The frozen Letchworth Falls
This past summer, I was visiting Letchworth Falls in upstate New York, and while hiking around these fantastic waterfalls, surrounded by bright green vegetation, I realized it was one of those places I would love to visit in winter. I am passionate about photographing ice, and just imagining what I could find there excited me about the possibility of coming back. I would have never guessed it would be just a few months ahead.
Many of the ideas that I had carefully planned had fallen apart, but this time, the opportunity to visit the frozen waterfalls suddenly presented itself and was an unexpected gift.
The Letchworth State Park is located an hour’s drive from Rochester, where temperatures during winter are frigid, and the humidity of Lake Ontario produces a lot of snow. These two factors are a perfect combination to take great winter photographs, but at the same time, extreme weather makes it difficult to predict whether roads will be open or whether there will be access to the trails, which may be covered in ice.
I knew I was taking a risk, but I decided to start my journey from Florida, more than 1,600 miles away. I love the feeling of taking the road and dreaming ahead of time about the places I’m going to visit. I arrived in Rochester on a cold January night, in the middle of a snowstorm, with a temperature of 10 degrees Fahrenheit. The following morning the secondary roads were still covered in snow and ice, so I delayed my visit.
A couple of days later, the morning was cloudy, but it wasn’t snowing. I took my cameras and started driving. The pale and soft light would be perfect for photographing this kind of landscape because when the sun shines, it is hard to avoid the intense reflection on the waterfalls and the snow.

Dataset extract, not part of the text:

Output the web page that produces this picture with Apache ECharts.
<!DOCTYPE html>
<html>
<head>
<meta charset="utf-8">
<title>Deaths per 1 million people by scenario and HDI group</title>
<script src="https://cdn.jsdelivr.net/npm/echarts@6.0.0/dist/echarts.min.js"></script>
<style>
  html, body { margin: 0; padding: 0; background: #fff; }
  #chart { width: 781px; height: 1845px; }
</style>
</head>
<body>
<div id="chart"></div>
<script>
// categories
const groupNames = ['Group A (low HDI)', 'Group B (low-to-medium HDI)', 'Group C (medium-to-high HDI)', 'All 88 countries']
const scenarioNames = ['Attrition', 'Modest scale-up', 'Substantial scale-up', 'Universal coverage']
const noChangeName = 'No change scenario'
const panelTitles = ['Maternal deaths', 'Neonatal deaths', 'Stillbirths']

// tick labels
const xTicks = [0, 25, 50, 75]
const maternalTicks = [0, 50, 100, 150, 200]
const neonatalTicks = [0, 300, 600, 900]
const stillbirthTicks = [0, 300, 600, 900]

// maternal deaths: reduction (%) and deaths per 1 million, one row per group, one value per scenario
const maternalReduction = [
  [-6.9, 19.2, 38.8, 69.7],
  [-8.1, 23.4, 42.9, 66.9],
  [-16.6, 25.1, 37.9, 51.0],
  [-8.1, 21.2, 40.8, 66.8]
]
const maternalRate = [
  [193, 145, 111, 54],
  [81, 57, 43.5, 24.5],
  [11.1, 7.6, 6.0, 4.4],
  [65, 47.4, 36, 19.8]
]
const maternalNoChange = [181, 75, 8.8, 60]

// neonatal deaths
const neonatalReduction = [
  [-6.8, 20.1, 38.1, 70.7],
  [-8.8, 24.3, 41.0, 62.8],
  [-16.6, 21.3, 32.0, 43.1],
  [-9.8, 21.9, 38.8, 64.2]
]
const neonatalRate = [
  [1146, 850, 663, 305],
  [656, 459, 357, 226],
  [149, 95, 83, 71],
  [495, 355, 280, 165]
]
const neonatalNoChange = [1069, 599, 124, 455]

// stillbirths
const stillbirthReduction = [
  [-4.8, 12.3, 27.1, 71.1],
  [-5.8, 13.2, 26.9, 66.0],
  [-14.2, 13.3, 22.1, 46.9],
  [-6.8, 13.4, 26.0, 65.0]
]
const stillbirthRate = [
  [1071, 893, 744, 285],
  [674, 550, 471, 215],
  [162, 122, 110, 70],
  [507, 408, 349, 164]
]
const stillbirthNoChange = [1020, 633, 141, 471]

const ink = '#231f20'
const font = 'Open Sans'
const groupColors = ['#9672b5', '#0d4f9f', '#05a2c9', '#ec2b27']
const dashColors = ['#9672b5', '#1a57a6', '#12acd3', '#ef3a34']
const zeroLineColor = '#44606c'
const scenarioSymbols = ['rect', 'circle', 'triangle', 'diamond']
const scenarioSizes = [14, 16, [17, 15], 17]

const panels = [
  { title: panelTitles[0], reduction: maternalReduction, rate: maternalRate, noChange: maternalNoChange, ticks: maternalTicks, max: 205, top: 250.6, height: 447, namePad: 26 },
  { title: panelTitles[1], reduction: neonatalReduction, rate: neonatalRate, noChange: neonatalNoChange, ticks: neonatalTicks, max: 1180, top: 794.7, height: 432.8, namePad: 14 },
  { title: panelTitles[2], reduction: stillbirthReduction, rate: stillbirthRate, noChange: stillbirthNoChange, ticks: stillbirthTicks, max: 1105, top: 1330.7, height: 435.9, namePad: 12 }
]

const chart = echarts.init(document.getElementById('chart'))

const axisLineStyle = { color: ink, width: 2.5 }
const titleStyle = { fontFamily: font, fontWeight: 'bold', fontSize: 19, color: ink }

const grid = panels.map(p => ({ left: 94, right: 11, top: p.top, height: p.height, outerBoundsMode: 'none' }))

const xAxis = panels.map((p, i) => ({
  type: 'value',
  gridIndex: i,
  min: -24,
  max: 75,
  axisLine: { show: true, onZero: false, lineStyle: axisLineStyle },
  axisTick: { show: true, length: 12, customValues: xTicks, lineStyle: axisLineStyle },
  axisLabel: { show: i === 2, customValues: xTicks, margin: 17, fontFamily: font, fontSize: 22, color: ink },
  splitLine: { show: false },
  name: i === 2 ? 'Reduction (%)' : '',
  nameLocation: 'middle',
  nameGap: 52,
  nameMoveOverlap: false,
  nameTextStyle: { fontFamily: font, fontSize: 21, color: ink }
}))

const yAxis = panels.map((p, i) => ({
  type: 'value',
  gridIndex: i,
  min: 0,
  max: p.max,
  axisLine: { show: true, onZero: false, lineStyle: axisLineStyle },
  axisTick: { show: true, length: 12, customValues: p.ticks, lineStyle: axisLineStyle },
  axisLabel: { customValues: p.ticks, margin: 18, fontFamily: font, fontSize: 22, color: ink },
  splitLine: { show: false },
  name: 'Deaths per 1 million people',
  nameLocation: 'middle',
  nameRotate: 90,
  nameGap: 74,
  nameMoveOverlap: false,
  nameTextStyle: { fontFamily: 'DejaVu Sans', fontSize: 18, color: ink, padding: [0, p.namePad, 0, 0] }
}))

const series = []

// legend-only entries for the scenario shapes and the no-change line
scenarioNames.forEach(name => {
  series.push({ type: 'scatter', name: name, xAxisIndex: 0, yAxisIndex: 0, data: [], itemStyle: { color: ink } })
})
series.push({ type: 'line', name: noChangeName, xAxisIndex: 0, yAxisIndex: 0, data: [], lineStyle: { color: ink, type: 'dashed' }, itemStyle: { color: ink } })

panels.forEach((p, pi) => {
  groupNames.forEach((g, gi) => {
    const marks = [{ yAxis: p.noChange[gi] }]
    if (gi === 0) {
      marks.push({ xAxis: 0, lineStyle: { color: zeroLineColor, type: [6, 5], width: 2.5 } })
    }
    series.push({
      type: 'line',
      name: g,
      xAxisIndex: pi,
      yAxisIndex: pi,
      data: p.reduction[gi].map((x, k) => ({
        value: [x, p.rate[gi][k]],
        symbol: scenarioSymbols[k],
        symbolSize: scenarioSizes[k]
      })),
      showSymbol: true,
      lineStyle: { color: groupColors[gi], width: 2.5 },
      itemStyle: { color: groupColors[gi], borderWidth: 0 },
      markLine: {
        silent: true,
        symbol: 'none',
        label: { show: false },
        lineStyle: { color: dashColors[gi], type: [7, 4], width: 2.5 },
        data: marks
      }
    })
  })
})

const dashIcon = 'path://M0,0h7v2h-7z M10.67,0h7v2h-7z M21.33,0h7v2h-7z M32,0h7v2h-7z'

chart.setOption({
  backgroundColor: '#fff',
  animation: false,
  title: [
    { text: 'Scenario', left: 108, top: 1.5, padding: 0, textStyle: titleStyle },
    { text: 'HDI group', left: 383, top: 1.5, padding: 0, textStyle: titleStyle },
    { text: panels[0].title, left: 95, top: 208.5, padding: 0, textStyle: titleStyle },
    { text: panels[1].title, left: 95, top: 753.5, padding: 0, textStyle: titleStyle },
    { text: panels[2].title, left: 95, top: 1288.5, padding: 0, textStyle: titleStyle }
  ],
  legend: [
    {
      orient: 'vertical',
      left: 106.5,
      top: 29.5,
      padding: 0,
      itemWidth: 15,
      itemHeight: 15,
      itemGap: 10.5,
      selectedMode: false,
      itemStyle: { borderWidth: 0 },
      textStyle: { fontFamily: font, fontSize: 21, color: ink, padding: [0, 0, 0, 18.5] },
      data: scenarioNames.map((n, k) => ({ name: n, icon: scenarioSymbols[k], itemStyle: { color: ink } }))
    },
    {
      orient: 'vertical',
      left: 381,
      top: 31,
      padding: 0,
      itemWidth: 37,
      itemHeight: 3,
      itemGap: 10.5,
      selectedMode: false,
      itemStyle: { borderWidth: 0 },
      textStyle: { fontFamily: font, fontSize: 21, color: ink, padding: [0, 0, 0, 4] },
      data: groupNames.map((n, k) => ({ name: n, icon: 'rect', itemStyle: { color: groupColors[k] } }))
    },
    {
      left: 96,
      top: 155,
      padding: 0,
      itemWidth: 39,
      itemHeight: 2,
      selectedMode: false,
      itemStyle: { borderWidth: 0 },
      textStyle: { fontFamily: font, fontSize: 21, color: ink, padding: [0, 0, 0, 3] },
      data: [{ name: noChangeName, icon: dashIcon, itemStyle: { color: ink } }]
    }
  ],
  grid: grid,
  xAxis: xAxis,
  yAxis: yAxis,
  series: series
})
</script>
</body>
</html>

When I got to the park, I found the road closed with a barrier, the GPS had no signal, and the only paper maps I found were so frozen that they fell apart when I opened them. I didn’t want to give up because I knew I was close!

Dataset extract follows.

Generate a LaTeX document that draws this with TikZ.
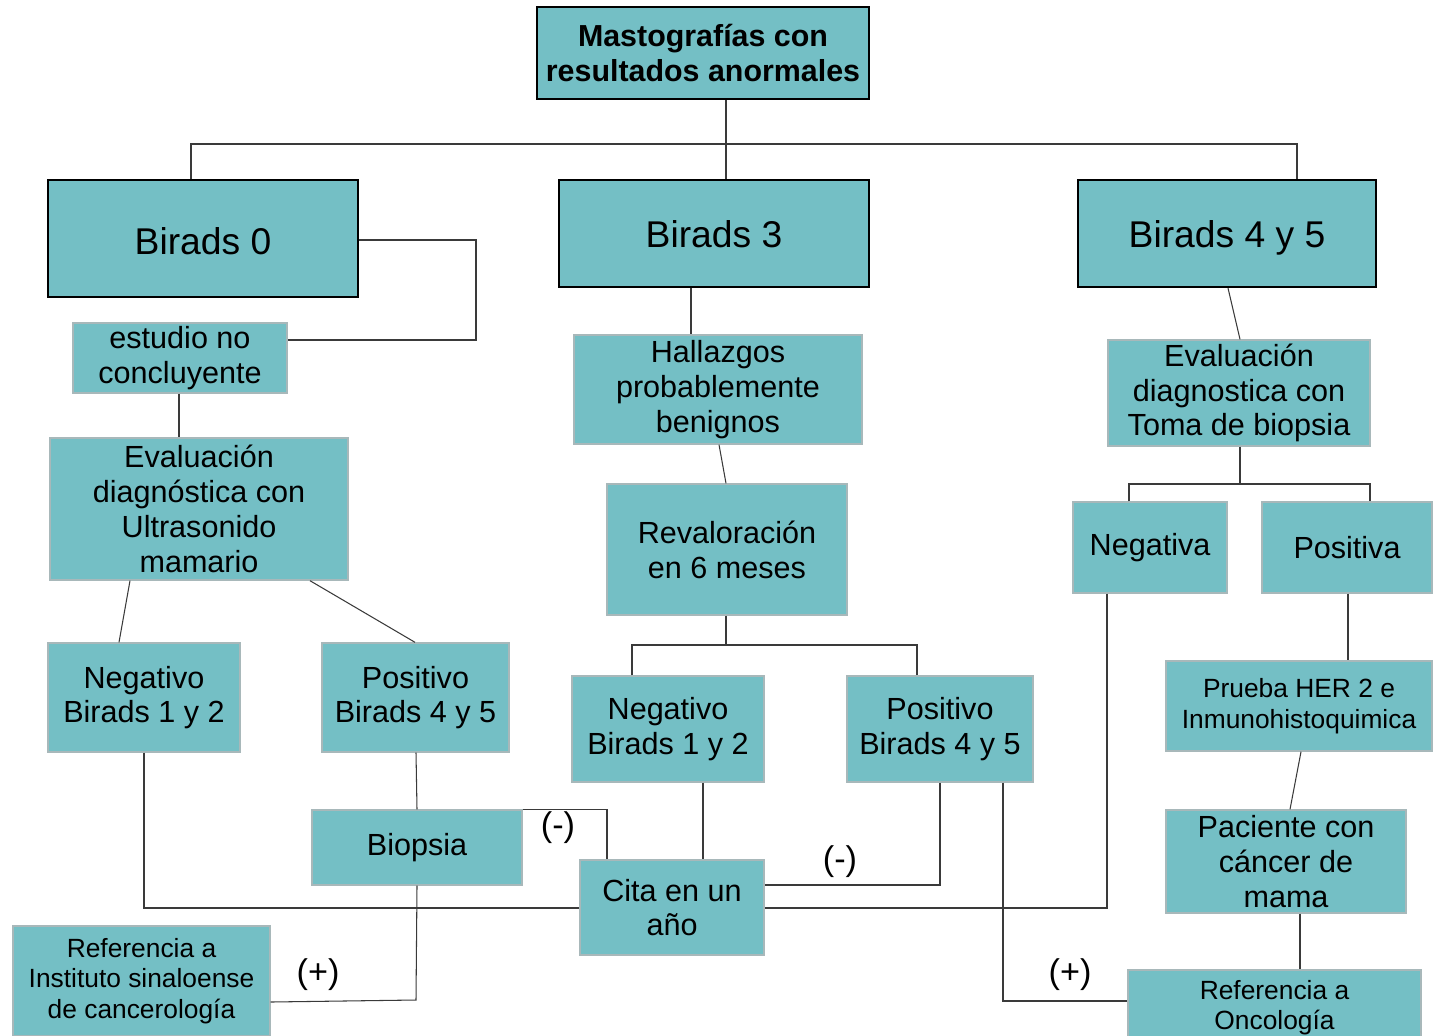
\documentclass[tikz,border=0pt]{standalone}
\usepackage{fontspec}
\setmainfont{Liberation Sans}
\usetikzlibrary{calc}
\definecolor{teal1}{HTML}{74BFC5}
\definecolor{lbord}{HTML}{A8B8BA}
\definecolor{lcol}{HTML}{3A3A3A}
\tikzset{
  mainbox/.style={draw=black, line width=1.3pt, fill=teal1, align=center, inner sep=0pt},
  subbox/.style={draw=lbord, line width=0.8pt, fill=teal1, align=center, inner sep=0pt},
  bigtxt/.style={font=\fontsize{21.2}{24}\selectfont},
  midtxt/.style={font=\fontsize{17.4}{19.8}\selectfont},
  smalltxt/.style={font=\fontsize{15}{17.3}\selectfont},
  conn/.style={draw=lcol, line width=0.6pt},
  sign/.style={font=\fontsize{19.5}{22}\selectfont, inner sep=0pt}
}
\begin{document}
\begin{tikzpicture}[x=0.02cm, y=-0.02cm]
\useasboundingbox (0,0) rectangle (1435,1035);
\begin{scope}
\clip (0,0) rectangle (1435,1035);
% main boxes
\node[mainbox, minimum width=6.64cm, minimum height=1.84cm, font=\bfseries\fontsize{17.3}{19.8}\selectfont] (top) at (703,53) {Mastografías con\\resultados anormales};
\node[mainbox, bigtxt, minimum width=6.2cm, minimum height=2.34cm, text height=18.3pt, text depth=0pt] (b0) at (203,238.5) {Birads 0};
\node[mainbox, bigtxt, minimum width=6.2cm, minimum height=2.14cm, text height=16pt, text depth=0pt] (b3) at (714,233.5) {Birads 3};
\node[mainbox, bigtxt, minimum width=5.96cm, minimum height=2.14cm, text height=16pt, text depth=0pt] (b45) at (1227,233.5) {Birads 4 y 5};
% left branch
\node[subbox, midtxt, minimum width=4.28cm, minimum height=1.4cm] (est) at (180,358) {estudio no\\concluyente};
\node[subbox, midtxt, minimum width=5.96cm, minimum height=2.84cm] (evu) at (199,509) {Evaluación\\diagnóstica con\\Ultrasonido\\mamario};
\node[subbox, midtxt, minimum width=3.84cm, minimum height=2.18cm] (negL) at (144,697.5) {Negativo\\Birads 1 y 2};
\node[subbox, midtxt, minimum width=3.74cm, minimum height=2.18cm] (posL) at (415.5,697.5) {Positivo\\Birads 4 y 5};
\node[subbox, midtxt, minimum width=4.2cm, minimum height=1.5cm] (bio) at (417,847.5) {Biopsia};
\node[subbox, smalltxt, minimum width=5.14cm, minimum height=2.2cm] (refI) at (141.5,981) {Referencia a\\Instituto sinaloense\\de cancerología};
% middle branch
\node[subbox, midtxt, minimum width=5.76cm, minimum height=2.18cm] (hal) at (718,389.5) {Hallazgos\\probablemente\\benignos};
\node[subbox, midtxt, minimum width=4.8cm, minimum height=2.62cm] (rev) at (727,549.5) {Revaloración\\en 6 meses};
\node[subbox, midtxt, minimum width=3.84cm, minimum height=2.12cm] (negM) at (668,729) {Negativo\\Birads 1 y 2};
\node[subbox, midtxt, minimum width=3.72cm, minimum height=2.12cm] (posM) at (940,729) {Positivo\\Birads 4 y 5};
\node[subbox, midtxt, minimum width=3.68cm, minimum height=1.9cm] (cita) at (672,907.5) {Cita en un\\año};
% right branch
\node[subbox, midtxt, minimum width=5.24cm, minimum height=2.12cm] (evt) at (1239,393) {Evaluación\\diagnostica con\\Toma de biopsia};
\node[subbox, midtxt, minimum width=3.08cm, minimum height=1.82cm] (nega) at (1150,547.5) {Negativa};
\node[subbox, midtxt, minimum width=3.4cm, minimum height=1.82cm] (posi) at (1347,547.5) {Positiva};
\node[subbox, smalltxt, minimum width=5.32cm, minimum height=1.8cm] (pru) at (1299,706) {Prueba HER 2 e\\Inmunohistoquimica};
\node[subbox, midtxt, minimum width=4.8cm, minimum height=2.06cm] (pac) at (1286,861.5) {Paciente con\\cáncer de\\mama};
\node[subbox, smalltxt, minimum width=5.86cm, minimum height=1.4cm, text depth=0pt] (refO) at (1274.5,1005) {Referencia a\\Oncología};
\end{scope}
% connectors
\draw[conn] (726,0 |- top.south) -- (726,0 |- b3.north);
\draw[conn] (191,0 |- b0.north) -- (191,144) -- (1297,144) -- (1297,0 |- b45.north);
\draw[conn] (b0.east |- 0,240) -- (476,240) -- (476,340) -- (est.east |- 0,340);
\draw[conn] (179,0 |- est.south) -- (179,0 |- evu.north);
\draw[conn] (130,0 |- evu.south) -- (119,0 |- negL.north);
\draw[conn] (310,0 |- evu.south) -- (415,0 |- posL.north);
\draw[conn] (416,0 |- posL.south) -- (417,0 |- bio.north);
\draw[conn] (bio.north east) -- (607,0 |- bio.north) -- (607,0 |- cita.north);
\draw[conn] (144,0 |- negL.south) -- (144,908) -- (cita.west |- 0,908);
\draw[conn] (417,0 |- bio.south) -- (416,1000) -- (refI.east |- 0,1002);
\draw[conn] (691,0 |- b3.south) -- (691,0 |- hal.north);
\draw[conn] (719,0 |- hal.south) -- (726,0 |- rev.north);
\draw[conn] (726,0 |- rev.south) -- (726,645);
\draw[conn] (632,0 |- negM.north) -- (632,645) -- (917,645) -- (917,0 |- posM.north);
\draw[conn] (703,0 |- negM.south) -- (703,0 |- cita.north);
\draw[conn] (940,0 |- posM.south) -- (940,885) -- (cita.east |- 0,885);
\draw[conn] (1003,0 |- posM.south) -- (1003,1001) -- (refO.west |- 0,1001);
\draw[conn] (1107,0 |- nega.south) -- (1107,908) -- (cita.east |- 0,908);
\draw[conn] (1228,0 |- b45.south) -- (1240,0 |- evt.north);
\draw[conn] (1240,0 |- evt.south) -- (1240,484);
\draw[conn] (1129,0 |- nega.north) -- (1129,484) -- (1370,484) -- (1370,0 |- posi.north);
\draw[conn] (1348,0 |- posi.south) -- (1348,0 |- pru.north);
\draw[conn] (1301,0 |- pru.south) -- (1290,0 |- pac.north);
\draw[conn] (1300,0 |- pac.south) -- (1300,0 |- refO.north);
% signs
\node[sign] (s1) at (558,828) {(-)};
\node[sign] (s2) at (840,862) {(-)};
\node[sign] (s3) at (318,975) {(+)};
\node[sign] (s4) at (1070,975) {(+)};
\end{tikzpicture}
\end{document}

I waited a few minutes, and I was fortunate that a park ranger was passing by and decided to stop and ask me if I needed any help. As I explained the situation to him, he brought me a new map and showed me how to access the detour route during winter. The ground was icy and slippery when I finally got to the parking lot. I carefully walked to the shore while listening to the loud water noise.
Soon, I entered a magical and utterly white world. At first, I only saw the branches of the trees and bushes covered by a thick layer of ice, but when I reached the cliff’s edge, I noticed how the steam from the waterfalls froze instantly on the rocks and the walls of the canyon. Every slight turn was covered by ice, and only the river rushed through that beautiful and monochromatic area.
The wind was blowing hard, and the cold passed through my clothes no matter how many layers I was wearing, but the beauty of the place was so absorbing and irresistible that I didn’t care. I knew I wouldn’t be able to be there for long, access was minimal, and all the trails were closed, but I could see and photograph two of the waterfalls.
Every winter, this incredible and ethereal world of ice is built by water, wind, temperature, and sunlight, but although it seems static, it is not. It changes all the time. For more than 20 years, I have been photographing ice, and I had never seen the surprising icicles I found there. Those frozen sculptures grow as the mist. Tiny droplets adhere to every surface and freeze. The ice melts when the temperature rises, and the dripping water makes the icicles grow. Ice takes the shape of everything beneath it, adapting to curves, textures, and sizes, and can appear solid, opaque, or transparent depending on the air bubbles trapped within it. It can be strong and hold a lot of weight without breaking, or it can be as fragile as glass and can split in a gust of wind.
I left feeling happy, taking the images in my cameras and the beautiful memories in my heart.